Que figura heroica era essa? Que agredia, que silenciava? Que figura heroica era essa que tinha sede por sangue, que transpirava raiva e inspirava uma falta de humanização tremenda? Eu não sei. Eu estava confuso. Eu não tinha nenhuma referência de herói paterna internalizada em mim, minha heroína mesmo foi quem me abraçava em meio aos prantos para me confortar e dizer que estava tudo bem, apesar de serem visível os hematomas no seu corpo e em sua alma. Minha heroína mesmo foi quem fez bonecas Abayomis de felicidade com o pouco de força e de racionalidade que lhe restava, a verdadeira provedora foi que me trouxe afeto, carinho, foi quem me trouxe barcos de esperança em meio a um mar vazio de dores e de angústias, foi quem desde cedo olhava em meus olhos e dizia:

“Por favor, não seja assim. Você pode ser diferente, eu acredito em você.”

Pessoas heroínas estão por aí, são invisibilizadas, mas isso não significa que elas não existam. Pessoas heroínas estão por ai, tentando serem vistas e ouvidas. Pessoas heroínas, que são consideradas como uma droga para essa sociedade opressora, estão por ai gritando a todos os cantos:

“Parem de falar de amor, dos bons costumes, da família tradicional. Vocês são mesquinhos, egoístas, soberbos, já estão mortos. Pois quem segrega, morre. Quem invisibiliza, morre. E é totalmente incompreensível falar de amor e a preservação do mesmo, já que você é aquele que mata, já que você é aquele que agride.”

Pessoas heroínas estão por aí,vestindo suas mascaras como disfarce de sua verdadeira identidade para tentar sobreviver.

Pessoas heroínas estão por aí, resistindo, sangrando, mas ainda assim caminhando.
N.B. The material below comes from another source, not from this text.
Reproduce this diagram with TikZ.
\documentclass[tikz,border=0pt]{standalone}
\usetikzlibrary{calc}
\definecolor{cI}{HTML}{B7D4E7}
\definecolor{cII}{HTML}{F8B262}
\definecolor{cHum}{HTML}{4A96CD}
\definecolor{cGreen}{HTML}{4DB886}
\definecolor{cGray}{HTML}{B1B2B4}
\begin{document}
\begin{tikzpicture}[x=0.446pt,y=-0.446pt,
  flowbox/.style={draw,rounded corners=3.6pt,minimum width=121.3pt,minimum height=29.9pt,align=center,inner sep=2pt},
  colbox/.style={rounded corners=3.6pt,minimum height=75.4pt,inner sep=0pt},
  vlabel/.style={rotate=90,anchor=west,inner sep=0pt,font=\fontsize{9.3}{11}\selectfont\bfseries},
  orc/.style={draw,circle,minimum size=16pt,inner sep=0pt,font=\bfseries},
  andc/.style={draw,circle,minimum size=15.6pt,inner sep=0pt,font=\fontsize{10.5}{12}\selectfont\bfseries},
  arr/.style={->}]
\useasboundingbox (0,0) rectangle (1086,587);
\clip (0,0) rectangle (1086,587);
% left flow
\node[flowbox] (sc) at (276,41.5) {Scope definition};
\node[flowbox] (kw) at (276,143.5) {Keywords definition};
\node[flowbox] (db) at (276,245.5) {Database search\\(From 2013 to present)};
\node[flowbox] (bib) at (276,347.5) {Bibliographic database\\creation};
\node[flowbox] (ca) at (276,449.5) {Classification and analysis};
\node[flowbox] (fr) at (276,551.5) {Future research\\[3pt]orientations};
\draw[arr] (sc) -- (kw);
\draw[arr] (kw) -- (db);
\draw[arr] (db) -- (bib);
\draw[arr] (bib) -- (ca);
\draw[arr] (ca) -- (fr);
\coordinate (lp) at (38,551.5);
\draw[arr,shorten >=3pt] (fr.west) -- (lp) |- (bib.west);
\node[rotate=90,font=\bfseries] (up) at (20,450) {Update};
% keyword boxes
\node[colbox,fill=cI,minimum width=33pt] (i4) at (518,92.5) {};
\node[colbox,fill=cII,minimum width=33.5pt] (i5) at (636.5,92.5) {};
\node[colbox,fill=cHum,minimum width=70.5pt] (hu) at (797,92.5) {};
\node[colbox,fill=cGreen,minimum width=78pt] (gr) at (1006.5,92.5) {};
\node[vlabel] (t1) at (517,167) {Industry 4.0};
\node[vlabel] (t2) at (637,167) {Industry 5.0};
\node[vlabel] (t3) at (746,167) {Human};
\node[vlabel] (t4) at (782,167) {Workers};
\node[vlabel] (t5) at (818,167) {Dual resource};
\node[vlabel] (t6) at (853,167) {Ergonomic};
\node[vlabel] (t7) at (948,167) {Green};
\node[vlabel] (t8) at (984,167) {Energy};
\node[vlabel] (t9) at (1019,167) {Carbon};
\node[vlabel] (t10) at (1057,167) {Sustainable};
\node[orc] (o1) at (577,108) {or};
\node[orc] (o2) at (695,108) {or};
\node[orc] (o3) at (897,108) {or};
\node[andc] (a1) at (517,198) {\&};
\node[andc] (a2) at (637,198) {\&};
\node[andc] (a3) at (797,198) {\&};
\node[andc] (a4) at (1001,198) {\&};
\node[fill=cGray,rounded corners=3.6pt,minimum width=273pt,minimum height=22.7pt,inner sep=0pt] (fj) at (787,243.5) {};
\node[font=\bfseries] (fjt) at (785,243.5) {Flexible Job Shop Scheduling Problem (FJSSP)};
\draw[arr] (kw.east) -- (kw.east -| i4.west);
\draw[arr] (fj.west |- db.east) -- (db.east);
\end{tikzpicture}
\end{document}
Pessoas heroínas, dentre elas, minha mãe! Que me subverteu, me reeducou, me trouxe para o outro lado da trincheira, o lado real da dor, dos oprimidos, de quem realmente sofre e de quem realmente merece ser reconhecido e proclamado como pessoa heroína. E foi assim:

Com toda sua ginga, me ensinou que tenho que me movimentar contra qualquer tipo de opressão.
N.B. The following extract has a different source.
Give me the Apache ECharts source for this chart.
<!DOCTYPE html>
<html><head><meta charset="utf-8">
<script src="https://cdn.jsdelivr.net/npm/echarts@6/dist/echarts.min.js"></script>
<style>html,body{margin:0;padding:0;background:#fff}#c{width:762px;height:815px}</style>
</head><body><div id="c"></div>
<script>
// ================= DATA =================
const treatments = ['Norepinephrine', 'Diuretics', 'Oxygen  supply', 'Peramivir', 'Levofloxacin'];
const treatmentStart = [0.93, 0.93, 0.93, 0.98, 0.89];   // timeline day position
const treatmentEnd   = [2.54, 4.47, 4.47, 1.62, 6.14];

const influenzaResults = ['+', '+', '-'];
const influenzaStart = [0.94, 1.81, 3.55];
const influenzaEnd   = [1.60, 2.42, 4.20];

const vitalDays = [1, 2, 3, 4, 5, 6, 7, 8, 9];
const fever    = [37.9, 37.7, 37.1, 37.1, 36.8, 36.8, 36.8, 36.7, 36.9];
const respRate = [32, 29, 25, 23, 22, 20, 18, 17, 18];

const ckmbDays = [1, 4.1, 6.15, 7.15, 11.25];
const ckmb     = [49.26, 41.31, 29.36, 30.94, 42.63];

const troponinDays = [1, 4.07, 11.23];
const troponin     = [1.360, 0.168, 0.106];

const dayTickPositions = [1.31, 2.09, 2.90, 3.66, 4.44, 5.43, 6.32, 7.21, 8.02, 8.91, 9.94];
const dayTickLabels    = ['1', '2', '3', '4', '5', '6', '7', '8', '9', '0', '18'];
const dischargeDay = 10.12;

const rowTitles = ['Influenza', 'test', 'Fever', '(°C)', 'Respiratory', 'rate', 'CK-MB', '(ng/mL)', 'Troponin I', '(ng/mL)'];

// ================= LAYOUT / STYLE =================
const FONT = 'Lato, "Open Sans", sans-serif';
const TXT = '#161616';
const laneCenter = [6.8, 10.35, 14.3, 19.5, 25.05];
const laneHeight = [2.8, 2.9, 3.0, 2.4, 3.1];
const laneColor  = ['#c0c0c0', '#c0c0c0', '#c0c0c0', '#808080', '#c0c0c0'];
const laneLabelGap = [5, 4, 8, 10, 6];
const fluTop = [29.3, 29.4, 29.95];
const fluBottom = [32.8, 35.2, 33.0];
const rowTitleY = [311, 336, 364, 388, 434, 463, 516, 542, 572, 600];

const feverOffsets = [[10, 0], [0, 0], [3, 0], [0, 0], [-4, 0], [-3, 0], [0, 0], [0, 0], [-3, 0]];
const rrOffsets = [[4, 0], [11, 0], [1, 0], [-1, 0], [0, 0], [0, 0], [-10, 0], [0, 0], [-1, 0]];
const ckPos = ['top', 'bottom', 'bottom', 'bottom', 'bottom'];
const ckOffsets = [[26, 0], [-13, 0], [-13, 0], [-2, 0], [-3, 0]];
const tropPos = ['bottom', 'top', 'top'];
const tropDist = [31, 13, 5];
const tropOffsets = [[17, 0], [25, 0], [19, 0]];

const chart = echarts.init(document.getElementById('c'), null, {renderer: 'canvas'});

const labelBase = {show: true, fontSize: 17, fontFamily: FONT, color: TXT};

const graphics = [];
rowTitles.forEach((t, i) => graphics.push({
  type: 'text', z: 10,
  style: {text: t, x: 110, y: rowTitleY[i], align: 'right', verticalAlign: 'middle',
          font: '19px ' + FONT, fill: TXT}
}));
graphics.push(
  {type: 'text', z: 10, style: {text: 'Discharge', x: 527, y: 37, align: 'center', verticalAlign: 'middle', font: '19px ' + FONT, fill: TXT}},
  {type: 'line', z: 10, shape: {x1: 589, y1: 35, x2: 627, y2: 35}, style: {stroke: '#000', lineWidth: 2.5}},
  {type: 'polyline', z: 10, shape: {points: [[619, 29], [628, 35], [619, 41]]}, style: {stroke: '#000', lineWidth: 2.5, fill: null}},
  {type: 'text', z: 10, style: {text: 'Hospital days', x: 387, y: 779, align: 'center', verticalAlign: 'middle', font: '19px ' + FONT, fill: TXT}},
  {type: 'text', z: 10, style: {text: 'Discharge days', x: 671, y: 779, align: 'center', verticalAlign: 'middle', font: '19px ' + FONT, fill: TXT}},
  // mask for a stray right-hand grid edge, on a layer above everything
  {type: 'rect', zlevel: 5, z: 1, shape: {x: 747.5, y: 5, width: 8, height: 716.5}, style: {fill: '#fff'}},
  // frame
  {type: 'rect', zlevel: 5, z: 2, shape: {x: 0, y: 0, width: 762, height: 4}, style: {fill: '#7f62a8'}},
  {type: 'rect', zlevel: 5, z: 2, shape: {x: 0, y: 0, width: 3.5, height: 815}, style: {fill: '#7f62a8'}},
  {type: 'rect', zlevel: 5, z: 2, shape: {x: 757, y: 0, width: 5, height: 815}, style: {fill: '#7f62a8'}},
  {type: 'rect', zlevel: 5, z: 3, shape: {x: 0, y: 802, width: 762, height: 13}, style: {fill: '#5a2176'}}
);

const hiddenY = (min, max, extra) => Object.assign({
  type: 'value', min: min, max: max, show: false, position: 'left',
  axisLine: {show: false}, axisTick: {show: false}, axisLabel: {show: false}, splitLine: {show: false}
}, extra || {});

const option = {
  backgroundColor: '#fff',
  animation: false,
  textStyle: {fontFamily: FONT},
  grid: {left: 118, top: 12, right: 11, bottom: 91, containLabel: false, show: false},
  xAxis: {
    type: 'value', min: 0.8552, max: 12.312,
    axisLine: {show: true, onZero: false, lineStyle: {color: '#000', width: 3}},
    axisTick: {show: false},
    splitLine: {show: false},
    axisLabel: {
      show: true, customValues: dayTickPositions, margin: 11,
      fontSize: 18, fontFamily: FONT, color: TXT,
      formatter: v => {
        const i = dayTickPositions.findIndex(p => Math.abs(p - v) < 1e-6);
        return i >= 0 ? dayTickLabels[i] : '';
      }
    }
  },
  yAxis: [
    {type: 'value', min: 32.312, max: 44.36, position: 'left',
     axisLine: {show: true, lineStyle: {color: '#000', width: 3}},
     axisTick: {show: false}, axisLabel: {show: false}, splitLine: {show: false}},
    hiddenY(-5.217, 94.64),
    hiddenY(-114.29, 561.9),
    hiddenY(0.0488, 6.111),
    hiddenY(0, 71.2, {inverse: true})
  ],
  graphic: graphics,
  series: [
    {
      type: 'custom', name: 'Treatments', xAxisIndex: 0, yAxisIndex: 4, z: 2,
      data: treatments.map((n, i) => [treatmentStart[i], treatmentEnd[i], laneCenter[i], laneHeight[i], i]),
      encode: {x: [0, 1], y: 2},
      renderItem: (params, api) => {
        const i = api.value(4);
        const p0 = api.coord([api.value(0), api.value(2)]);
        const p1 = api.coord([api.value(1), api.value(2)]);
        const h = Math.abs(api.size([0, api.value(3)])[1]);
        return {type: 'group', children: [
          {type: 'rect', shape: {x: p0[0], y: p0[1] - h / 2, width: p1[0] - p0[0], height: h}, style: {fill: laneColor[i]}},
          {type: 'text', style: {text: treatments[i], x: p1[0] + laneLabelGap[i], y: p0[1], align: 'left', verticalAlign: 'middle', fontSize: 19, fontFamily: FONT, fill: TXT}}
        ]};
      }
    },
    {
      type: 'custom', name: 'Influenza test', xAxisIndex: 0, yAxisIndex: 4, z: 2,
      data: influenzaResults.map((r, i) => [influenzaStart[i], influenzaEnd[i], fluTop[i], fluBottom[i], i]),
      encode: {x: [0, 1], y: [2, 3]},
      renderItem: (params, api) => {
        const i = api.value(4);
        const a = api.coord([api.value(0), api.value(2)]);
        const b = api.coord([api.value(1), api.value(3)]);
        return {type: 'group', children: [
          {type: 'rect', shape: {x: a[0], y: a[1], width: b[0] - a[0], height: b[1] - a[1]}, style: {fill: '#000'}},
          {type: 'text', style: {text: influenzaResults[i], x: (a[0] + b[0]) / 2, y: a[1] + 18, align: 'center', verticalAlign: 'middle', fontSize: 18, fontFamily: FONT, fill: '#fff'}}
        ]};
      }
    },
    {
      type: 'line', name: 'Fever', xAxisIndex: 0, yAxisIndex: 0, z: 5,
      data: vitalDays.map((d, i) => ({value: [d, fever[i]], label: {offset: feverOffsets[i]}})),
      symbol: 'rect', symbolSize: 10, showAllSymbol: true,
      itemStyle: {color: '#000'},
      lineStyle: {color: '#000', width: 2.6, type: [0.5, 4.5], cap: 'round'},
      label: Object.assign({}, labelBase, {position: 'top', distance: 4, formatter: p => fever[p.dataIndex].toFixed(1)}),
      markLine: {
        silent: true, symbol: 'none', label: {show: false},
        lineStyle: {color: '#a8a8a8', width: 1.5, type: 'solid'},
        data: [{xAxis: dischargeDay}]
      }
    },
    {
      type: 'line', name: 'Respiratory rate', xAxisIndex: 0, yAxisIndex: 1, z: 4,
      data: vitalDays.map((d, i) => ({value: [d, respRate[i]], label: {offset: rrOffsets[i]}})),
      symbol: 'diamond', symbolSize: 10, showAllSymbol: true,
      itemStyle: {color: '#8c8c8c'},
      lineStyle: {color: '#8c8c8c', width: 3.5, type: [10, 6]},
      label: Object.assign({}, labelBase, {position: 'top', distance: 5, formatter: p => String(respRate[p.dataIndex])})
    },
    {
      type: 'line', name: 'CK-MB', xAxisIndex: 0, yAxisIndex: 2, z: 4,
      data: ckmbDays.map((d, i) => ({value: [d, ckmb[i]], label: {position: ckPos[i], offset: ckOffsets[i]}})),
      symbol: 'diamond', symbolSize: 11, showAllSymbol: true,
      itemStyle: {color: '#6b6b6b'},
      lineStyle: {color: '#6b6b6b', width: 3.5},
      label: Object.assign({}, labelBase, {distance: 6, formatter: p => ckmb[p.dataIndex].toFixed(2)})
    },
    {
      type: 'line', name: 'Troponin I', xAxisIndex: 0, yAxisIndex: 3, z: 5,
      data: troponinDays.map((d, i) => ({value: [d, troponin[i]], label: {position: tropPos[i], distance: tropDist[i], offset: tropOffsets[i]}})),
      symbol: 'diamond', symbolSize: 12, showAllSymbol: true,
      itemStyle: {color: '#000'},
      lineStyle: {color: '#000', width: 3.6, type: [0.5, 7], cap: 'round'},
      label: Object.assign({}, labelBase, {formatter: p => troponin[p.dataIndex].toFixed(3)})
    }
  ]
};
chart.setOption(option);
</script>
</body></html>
Com sua capoeira, me ensinou que eu preciso lutar, dia após dia, incansavelmente….

Com sua mandinga, me subverteu, fez o impossível, o audacioso, me colocou como contra ponto rebelde e caótico ao mundo dos opressores.

Com sua coroa de raiz nagô, me lembrou da importância de saber que sim, que nossa história é linda, que preciso olhar sempre pra trás para poder seguir em frente, que preciso ouvir, principalmente, quem era pra estar usando a mesma coroa e não colecionando cicatrizes.

Pessoas heroínas são aquelas esquecidas, marginalizadas, oprimidas e que ainda sim, trilham e compõe uma história linda de resistência. Pessoas heroínas estão gritando nesse exato momento, um grito de existência, de persistência e de esperança.

Para o outro lado da trincheira, para quem promove guerras, sangue e carnificina; para quem oprime, para quem segrega, eu reforço os gritos dizendo:

Sim! Uma heroína me salvou dessa droga de vida.
O Lucas está desenvolvendo uma HQ junto com dois amigos baseada nesse texto. Vamos esperar enquanto eles desenvolvem. O trabalho é uma parceria dois amigos:

Matheus Pintor é estudante de História, escritor e desenhista nas horas vagas. Atualmente preso entre Rio-São Paulo, sendo confundido como mineiro em ambos os estados. Nunca foi pra Minas. E sim, é Pintor mesmo, tipo o de parede.

Ícaro Maciel é desenhista, quadrinista e acadêmico de design gráfico na ULBRA. A partir 1998 fez diversos cursos com Daniel HDR aperfeiçoando seu traço e já publicou na Revista TexBR, atualmente está produzindo uma HQ para a Revista do Peryc de Denilson Reis, com o qual tem colaborado, ilustrando fanzines como o Quadrante Sul. Participou de um projeto que envolve charges para uma promoção cultural do ENADE.